• INPUT MATERIAL
|---|

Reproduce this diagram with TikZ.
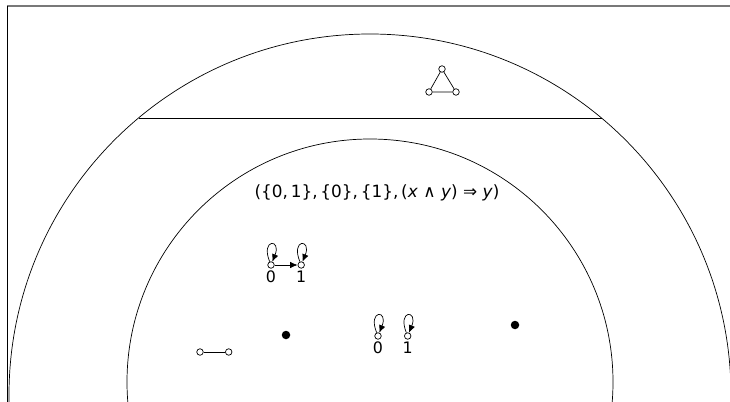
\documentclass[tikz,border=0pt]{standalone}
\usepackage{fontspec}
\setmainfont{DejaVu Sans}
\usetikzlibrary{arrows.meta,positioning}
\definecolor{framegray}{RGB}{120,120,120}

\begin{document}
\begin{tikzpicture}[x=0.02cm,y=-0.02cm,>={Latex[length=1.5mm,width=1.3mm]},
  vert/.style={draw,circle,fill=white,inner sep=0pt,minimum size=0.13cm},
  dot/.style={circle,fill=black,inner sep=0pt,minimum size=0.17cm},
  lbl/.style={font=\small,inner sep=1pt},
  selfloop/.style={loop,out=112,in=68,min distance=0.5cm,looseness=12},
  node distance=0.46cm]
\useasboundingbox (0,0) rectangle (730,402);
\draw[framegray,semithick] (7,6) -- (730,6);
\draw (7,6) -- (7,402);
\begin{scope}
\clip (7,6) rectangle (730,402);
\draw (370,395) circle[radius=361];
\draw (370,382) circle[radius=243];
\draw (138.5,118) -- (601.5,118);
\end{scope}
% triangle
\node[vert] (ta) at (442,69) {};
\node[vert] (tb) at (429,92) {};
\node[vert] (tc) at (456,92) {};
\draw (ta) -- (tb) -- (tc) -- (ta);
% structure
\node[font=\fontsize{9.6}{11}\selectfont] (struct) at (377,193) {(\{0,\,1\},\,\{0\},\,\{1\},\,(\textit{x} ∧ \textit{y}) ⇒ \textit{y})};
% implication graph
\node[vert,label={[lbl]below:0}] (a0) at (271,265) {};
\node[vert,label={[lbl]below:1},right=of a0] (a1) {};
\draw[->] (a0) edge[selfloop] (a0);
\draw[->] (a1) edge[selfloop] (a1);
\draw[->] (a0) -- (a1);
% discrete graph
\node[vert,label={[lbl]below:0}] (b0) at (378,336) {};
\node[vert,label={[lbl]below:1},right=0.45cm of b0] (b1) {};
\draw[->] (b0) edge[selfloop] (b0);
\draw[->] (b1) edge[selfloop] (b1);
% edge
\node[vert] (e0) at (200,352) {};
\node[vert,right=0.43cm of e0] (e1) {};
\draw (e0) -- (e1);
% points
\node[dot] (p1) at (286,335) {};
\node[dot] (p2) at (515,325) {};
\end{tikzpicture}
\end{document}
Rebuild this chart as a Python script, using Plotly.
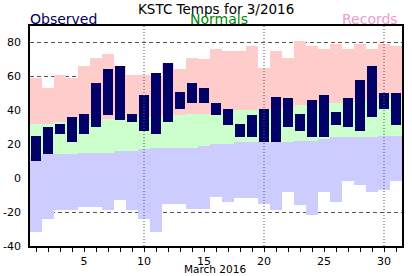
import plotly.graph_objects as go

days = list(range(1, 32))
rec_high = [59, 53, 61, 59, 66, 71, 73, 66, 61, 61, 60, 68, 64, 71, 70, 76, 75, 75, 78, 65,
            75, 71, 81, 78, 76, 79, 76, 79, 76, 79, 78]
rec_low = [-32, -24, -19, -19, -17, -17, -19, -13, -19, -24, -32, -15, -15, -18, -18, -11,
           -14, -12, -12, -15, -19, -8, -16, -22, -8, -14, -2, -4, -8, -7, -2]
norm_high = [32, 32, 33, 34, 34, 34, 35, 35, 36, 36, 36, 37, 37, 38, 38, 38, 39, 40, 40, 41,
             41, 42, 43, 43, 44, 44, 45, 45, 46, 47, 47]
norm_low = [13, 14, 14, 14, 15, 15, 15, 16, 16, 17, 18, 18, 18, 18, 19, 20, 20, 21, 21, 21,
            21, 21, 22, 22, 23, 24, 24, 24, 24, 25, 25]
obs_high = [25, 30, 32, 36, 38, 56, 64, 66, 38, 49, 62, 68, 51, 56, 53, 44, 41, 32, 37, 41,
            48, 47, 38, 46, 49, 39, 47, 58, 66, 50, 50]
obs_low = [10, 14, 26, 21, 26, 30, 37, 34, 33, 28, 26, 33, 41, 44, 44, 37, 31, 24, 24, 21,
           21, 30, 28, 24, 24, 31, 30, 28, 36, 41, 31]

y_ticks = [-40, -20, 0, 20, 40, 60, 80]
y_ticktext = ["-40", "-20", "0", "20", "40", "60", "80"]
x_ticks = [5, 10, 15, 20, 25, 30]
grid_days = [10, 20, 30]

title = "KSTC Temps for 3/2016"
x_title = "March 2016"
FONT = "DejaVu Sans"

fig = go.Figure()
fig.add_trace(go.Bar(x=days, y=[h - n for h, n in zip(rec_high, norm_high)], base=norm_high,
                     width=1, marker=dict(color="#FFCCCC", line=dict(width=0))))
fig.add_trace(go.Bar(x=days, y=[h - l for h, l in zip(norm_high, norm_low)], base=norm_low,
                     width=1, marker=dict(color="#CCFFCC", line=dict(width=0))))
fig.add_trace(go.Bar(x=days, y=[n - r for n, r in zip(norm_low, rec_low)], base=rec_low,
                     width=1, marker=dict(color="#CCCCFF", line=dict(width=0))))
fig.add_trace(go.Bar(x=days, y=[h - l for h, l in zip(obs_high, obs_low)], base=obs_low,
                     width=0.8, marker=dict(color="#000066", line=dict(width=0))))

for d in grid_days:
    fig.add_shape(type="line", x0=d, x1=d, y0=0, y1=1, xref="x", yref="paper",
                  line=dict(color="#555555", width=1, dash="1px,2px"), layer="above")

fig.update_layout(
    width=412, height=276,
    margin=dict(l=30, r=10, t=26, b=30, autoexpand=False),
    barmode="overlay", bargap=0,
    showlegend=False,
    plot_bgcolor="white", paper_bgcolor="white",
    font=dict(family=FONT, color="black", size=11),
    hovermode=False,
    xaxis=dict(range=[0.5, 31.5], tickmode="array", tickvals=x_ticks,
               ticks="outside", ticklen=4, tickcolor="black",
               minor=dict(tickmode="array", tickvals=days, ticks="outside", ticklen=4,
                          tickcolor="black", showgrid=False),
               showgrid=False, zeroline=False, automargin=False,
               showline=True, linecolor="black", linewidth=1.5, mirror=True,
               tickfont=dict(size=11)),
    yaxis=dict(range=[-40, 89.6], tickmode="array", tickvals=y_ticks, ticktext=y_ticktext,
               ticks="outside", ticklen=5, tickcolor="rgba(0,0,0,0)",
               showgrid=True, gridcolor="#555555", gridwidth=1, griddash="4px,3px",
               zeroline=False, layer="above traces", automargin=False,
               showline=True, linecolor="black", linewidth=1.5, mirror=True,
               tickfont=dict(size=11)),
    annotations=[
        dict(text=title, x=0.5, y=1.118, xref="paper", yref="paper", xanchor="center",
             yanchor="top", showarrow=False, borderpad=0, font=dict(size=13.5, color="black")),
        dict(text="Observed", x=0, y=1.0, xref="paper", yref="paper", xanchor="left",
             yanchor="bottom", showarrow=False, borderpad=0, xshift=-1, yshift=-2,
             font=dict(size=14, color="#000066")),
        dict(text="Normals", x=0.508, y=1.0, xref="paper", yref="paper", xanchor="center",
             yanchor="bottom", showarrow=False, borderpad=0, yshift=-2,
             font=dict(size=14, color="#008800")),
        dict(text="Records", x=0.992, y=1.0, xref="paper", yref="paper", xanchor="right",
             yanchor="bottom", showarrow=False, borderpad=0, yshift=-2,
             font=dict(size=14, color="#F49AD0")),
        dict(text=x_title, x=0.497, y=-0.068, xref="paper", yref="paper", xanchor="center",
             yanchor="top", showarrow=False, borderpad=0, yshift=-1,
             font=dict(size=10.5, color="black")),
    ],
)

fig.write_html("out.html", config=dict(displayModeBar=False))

|---|

• PROBLEM DESCRIPTION
Please set down each line of the data above exactly as written, without the pictures.

• ANSWER FOR THIS EXERCISE
Reproduce this diagram with TikZ.
\documentclass[tikz,border=0pt]{standalone}
\usepackage{fontspec}
\setmainfont{DejaVu Sans}
\usetikzlibrary{arrows.meta,positioning}
\definecolor{framegray}{RGB}{120,120,120}

\begin{document}
\begin{tikzpicture}[x=0.02cm,y=-0.02cm,>={Latex[length=1.5mm,width=1.3mm]},
  vert/.style={draw,circle,fill=white,inner sep=0pt,minimum size=0.13cm},
  dot/.style={circle,fill=black,inner sep=0pt,minimum size=0.17cm},
  lbl/.style={font=\small,inner sep=1pt},
  selfloop/.style={loop,out=112,in=68,min distance=0.5cm,looseness=12},
  node distance=0.46cm]
\useasboundingbox (0,0) rectangle (730,402);
\draw[framegray,semithick] (7,6) -- (730,6);
\draw (7,6) -- (7,402);
\begin{scope}
\clip (7,6) rectangle (730,402);
\draw (370,395) circle[radius=361];
\draw (370,382) circle[radius=243];
\draw (138.5,118) -- (601.5,118);
\end{scope}
% triangle
\node[vert] (ta) at (442,69) {};
\node[vert] (tb) at (429,92) {};
\node[vert] (tc) at (456,92) {};
\draw (ta) -- (tb) -- (tc) -- (ta);
% structure
\node[font=\fontsize{9.6}{11}\selectfont] (struct) at (377,193) {(\{0,\,1\},\,\{0\},\,\{1\},\,(\textit{x} ∧ \textit{y}) ⇒ \textit{y})};
% implication graph
\node[vert,label={[lbl]below:0}] (a0) at (271,265) {};
\node[vert,label={[lbl]below:1},right=of a0] (a1) {};
\draw[->] (a0) edge[selfloop] (a0);
\draw[->] (a1) edge[selfloop] (a1);
\draw[->] (a0) -- (a1);
% discrete graph
\node[vert,label={[lbl]below:0}] (b0) at (378,336) {};
\node[vert,label={[lbl]below:1},right=0.45cm of b0] (b1) {};
\draw[->] (b0) edge[selfloop] (b0);
\draw[->] (b1) edge[selfloop] (b1);
% edge
\node[vert] (e0) at (200,352) {};
\node[vert,right=0.43cm of e0] (e1) {};
\draw (e0) -- (e1);
% points
\node[dot] (p1) at (286,335) {};
\node[dot] (p2) at (515,325) {};
\end{tikzpicture}
\end{document}
Rebuild this chart as a Python script, using Plotly.
import plotly.graph_objects as go

days = list(range(1, 32))
rec_high = [59, 53, 61, 59, 66, 71, 73, 66, 61, 61, 60, 68, 64, 71, 70, 76, 75, 75, 78, 65,
            75, 71, 81, 78, 76, 79, 76, 79, 76, 79, 78]
rec_low = [-32, -24, -19, -19, -17, -17, -19, -13, -19, -24, -32, -15, -15, -18, -18, -11,
           -14, -12, -12, -15, -19, -8, -16, -22, -8, -14, -2, -4, -8, -7, -2]
norm_high = [32, 32, 33, 34, 34, 34, 35, 35, 36, 36, 36, 37, 37, 38, 38, 38, 39, 40, 40, 41,
             41, 42, 43, 43, 44, 44, 45, 45, 46, 47, 47]
norm_low = [13, 14, 14, 14, 15, 15, 15, 16, 16, 17, 18, 18, 18, 18, 19, 20, 20, 21, 21, 21,
            21, 21, 22, 22, 23, 24, 24, 24, 24, 25, 25]
obs_high = [25, 30, 32, 36, 38, 56, 64, 66, 38, 49, 62, 68, 51, 56, 53, 44, 41, 32, 37, 41,
            48, 47, 38, 46, 49, 39, 47, 58, 66, 50, 50]
obs_low = [10, 14, 26, 21, 26, 30, 37, 34, 33, 28, 26, 33, 41, 44, 44, 37, 31, 24, 24, 21,
           21, 30, 28, 24, 24, 31, 30, 28, 36, 41, 31]

y_ticks = [-40, -20, 0, 20, 40, 60, 80]
y_ticktext = ["-40", "-20", "0", "20", "40", "60", "80"]
x_ticks = [5, 10, 15, 20, 25, 30]
grid_days = [10, 20, 30]

title = "KSTC Temps for 3/2016"
x_title = "March 2016"
FONT = "DejaVu Sans"

fig = go.Figure()
fig.add_trace(go.Bar(x=days, y=[h - n for h, n in zip(rec_high, norm_high)], base=norm_high,
                     width=1, marker=dict(color="#FFCCCC", line=dict(width=0))))
fig.add_trace(go.Bar(x=days, y=[h - l for h, l in zip(norm_high, norm_low)], base=norm_low,
                     width=1, marker=dict(color="#CCFFCC", line=dict(width=0))))
fig.add_trace(go.Bar(x=days, y=[n - r for n, r in zip(norm_low, rec_low)], base=rec_low,
                     width=1, marker=dict(color="#CCCCFF", line=dict(width=0))))
fig.add_trace(go.Bar(x=days, y=[h - l for h, l in zip(obs_high, obs_low)], base=obs_low,
                     width=0.8, marker=dict(color="#000066", line=dict(width=0))))

for d in grid_days:
    fig.add_shape(type="line", x0=d, x1=d, y0=0, y1=1, xref="x", yref="paper",
                  line=dict(color="#555555", width=1, dash="1px,2px"), layer="above")

fig.update_layout(
    width=412, height=276,
    margin=dict(l=30, r=10, t=26, b=30, autoexpand=False),
    barmode="overlay", bargap=0,
    showlegend=False,
    plot_bgcolor="white", paper_bgcolor="white",
    font=dict(family=FONT, color="black", size=11),
    hovermode=False,
    xaxis=dict(range=[0.5, 31.5], tickmode="array", tickvals=x_ticks,
               ticks="outside", ticklen=4, tickcolor="black",
               minor=dict(tickmode="array", tickvals=days, ticks="outside", ticklen=4,
                          tickcolor="black", showgrid=False),
               showgrid=False, zeroline=False, automargin=False,
               showline=True, linecolor="black", linewidth=1.5, mirror=True,
               tickfont=dict(size=11)),
    yaxis=dict(range=[-40, 89.6], tickmode="array", tickvals=y_ticks, ticktext=y_ticktext,
               ticks="outside", ticklen=5, tickcolor="rgba(0,0,0,0)",
               showgrid=True, gridcolor="#555555", gridwidth=1, griddash="4px,3px",
               zeroline=False, layer="above traces", automargin=False,
               showline=True, linecolor="black", linewidth=1.5, mirror=True,
               tickfont=dict(size=11)),
    annotations=[
        dict(text=title, x=0.5, y=1.118, xref="paper", yref="paper", xanchor="center",
             yanchor="top", showarrow=False, borderpad=0, font=dict(size=13.5, color="black")),
        dict(text="Observed", x=0, y=1.0, xref="paper", yref="paper", xanchor="left",
             yanchor="bottom", showarrow=False, borderpad=0, xshift=-1, yshift=-2,
             font=dict(size=14, color="#000066")),
        dict(text="Normals", x=0.508, y=1.0, xref="paper", yref="paper", xanchor="center",
             yanchor="bottom", showarrow=False, borderpad=0, yshift=-2,
             font=dict(size=14, color="#008800")),
        dict(text="Records", x=0.992, y=1.0, xref="paper", yref="paper", xanchor="right",
             yanchor="bottom", showarrow=False, borderpad=0, yshift=-2,
             font=dict(size=14, color="#F49AD0")),
        dict(text=x_title, x=0.497, y=-0.068, xref="paper", yref="paper", xanchor="center",
             yanchor="top", showarrow=False, borderpad=0, yshift=-1,
             font=dict(size=10.5, color="black")),
    ],
)

fig.write_html("out.html", config=dict(displayModeBar=False))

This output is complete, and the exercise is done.